DATA ENTRIES =
——————————

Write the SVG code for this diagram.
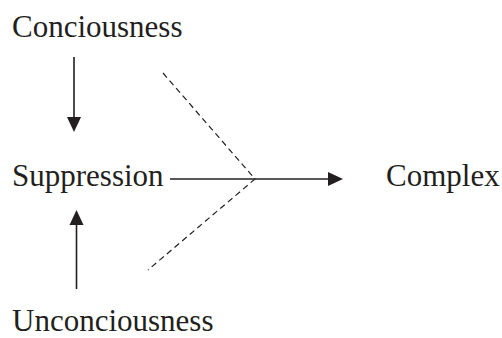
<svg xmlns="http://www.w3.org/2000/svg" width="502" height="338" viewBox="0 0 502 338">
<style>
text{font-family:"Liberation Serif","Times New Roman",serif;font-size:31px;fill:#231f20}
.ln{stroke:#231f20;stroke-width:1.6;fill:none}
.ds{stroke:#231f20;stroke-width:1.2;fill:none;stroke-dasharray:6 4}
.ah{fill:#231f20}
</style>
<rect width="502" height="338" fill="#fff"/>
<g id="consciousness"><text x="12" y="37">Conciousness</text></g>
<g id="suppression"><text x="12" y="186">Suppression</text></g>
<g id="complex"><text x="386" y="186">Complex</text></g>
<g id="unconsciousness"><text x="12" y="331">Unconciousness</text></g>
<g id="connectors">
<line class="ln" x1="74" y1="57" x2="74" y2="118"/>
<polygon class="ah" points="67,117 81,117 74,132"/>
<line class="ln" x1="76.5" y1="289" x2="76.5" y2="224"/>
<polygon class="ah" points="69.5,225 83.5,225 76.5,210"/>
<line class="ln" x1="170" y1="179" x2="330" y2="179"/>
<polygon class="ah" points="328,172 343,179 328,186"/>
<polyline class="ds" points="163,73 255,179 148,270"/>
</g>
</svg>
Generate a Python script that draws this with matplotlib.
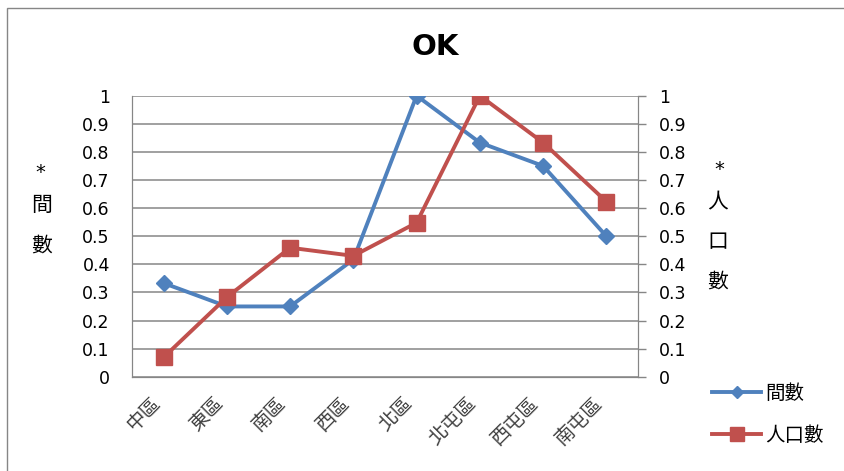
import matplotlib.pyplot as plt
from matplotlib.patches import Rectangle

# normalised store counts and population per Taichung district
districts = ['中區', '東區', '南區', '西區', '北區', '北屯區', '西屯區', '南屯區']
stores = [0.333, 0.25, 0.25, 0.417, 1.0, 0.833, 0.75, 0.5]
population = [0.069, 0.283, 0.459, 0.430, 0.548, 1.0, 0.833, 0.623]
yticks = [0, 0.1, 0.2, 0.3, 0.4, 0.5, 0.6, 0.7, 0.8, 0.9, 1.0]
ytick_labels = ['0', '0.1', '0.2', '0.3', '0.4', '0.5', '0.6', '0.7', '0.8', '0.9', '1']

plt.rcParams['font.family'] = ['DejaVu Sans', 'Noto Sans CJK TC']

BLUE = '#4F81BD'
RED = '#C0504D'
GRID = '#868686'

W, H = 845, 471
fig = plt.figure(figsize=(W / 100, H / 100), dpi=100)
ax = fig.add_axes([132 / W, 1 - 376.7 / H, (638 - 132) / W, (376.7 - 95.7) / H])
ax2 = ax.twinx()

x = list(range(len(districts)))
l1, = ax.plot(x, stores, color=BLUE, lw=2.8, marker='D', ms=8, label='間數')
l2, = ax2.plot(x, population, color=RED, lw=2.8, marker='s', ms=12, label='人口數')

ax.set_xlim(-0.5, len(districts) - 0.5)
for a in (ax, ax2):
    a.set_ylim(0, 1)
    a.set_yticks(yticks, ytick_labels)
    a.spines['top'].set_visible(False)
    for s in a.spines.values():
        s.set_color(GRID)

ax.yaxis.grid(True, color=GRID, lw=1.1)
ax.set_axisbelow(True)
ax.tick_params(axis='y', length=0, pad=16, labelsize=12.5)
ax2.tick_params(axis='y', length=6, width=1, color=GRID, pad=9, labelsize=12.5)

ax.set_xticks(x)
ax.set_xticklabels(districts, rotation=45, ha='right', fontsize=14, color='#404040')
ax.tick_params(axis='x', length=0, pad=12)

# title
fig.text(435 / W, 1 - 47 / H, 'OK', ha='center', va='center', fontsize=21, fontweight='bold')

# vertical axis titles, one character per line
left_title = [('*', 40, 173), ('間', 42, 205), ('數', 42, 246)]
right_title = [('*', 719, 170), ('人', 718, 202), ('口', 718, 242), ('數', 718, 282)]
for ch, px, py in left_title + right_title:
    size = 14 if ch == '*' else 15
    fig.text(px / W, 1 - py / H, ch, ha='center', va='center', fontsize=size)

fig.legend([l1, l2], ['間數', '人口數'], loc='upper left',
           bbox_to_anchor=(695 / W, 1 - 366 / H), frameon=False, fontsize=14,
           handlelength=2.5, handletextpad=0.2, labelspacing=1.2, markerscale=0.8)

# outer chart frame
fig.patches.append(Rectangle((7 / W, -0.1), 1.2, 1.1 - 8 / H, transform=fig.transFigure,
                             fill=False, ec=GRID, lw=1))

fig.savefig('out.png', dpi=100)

——————————

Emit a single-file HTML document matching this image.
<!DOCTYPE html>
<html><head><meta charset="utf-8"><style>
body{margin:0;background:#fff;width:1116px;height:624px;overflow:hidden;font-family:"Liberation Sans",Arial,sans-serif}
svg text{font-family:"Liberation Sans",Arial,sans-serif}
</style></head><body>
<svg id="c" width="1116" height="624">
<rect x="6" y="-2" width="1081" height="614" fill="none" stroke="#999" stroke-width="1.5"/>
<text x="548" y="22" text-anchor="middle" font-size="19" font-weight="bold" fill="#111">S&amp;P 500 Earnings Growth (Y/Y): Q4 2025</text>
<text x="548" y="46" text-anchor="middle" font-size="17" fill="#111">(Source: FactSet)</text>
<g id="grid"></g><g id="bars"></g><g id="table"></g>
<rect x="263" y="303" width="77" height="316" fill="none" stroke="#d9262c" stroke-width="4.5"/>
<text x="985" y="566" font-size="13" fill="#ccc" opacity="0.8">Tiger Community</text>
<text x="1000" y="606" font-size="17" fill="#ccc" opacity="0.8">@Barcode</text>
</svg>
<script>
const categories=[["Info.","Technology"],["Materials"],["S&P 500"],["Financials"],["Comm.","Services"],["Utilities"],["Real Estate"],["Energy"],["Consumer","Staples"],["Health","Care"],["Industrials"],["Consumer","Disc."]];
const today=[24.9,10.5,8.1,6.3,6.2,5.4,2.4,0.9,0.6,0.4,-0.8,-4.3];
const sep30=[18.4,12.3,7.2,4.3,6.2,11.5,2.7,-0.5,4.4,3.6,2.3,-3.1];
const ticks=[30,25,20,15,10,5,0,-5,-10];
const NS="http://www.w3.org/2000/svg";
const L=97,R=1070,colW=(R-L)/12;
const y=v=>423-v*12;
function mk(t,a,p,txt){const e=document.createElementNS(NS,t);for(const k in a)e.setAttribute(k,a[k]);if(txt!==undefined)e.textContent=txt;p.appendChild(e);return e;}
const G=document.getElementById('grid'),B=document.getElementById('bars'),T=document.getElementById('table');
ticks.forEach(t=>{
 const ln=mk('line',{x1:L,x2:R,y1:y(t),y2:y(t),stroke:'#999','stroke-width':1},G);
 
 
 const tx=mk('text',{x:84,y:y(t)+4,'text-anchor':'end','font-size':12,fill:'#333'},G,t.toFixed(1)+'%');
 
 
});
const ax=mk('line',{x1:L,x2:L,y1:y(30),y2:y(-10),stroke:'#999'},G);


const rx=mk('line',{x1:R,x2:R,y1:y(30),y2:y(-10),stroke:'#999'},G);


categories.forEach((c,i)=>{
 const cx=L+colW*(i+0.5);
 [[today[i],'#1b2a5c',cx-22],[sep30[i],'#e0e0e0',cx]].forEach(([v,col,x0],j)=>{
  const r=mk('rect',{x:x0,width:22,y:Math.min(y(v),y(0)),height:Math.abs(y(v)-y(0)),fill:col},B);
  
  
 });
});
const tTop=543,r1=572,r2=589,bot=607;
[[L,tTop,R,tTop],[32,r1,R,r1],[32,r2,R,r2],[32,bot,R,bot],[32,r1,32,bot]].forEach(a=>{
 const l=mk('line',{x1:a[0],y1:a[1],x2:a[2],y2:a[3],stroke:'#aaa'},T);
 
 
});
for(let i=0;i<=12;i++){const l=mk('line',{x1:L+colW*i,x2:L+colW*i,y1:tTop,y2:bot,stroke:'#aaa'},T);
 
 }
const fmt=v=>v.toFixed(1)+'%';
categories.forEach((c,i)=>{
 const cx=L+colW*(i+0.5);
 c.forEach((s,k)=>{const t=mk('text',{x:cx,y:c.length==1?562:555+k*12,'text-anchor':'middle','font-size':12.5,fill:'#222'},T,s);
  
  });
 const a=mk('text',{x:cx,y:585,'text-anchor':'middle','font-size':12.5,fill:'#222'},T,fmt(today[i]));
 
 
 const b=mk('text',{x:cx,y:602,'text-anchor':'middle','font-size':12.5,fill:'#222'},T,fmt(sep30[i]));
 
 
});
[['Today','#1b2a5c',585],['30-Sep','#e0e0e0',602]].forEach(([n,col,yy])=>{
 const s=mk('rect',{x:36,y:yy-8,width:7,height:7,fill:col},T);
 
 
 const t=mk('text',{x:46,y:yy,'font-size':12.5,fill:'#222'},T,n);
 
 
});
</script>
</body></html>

——————————

WHAT IS EXPECTED = Using the records above, gather all lines where the string "matplotlib" is present.

CORRECT RESULT =
Generate a Python script that draws this with matplotlib.
import matplotlib.pyplot as plt
from matplotlib.patches import Rectangle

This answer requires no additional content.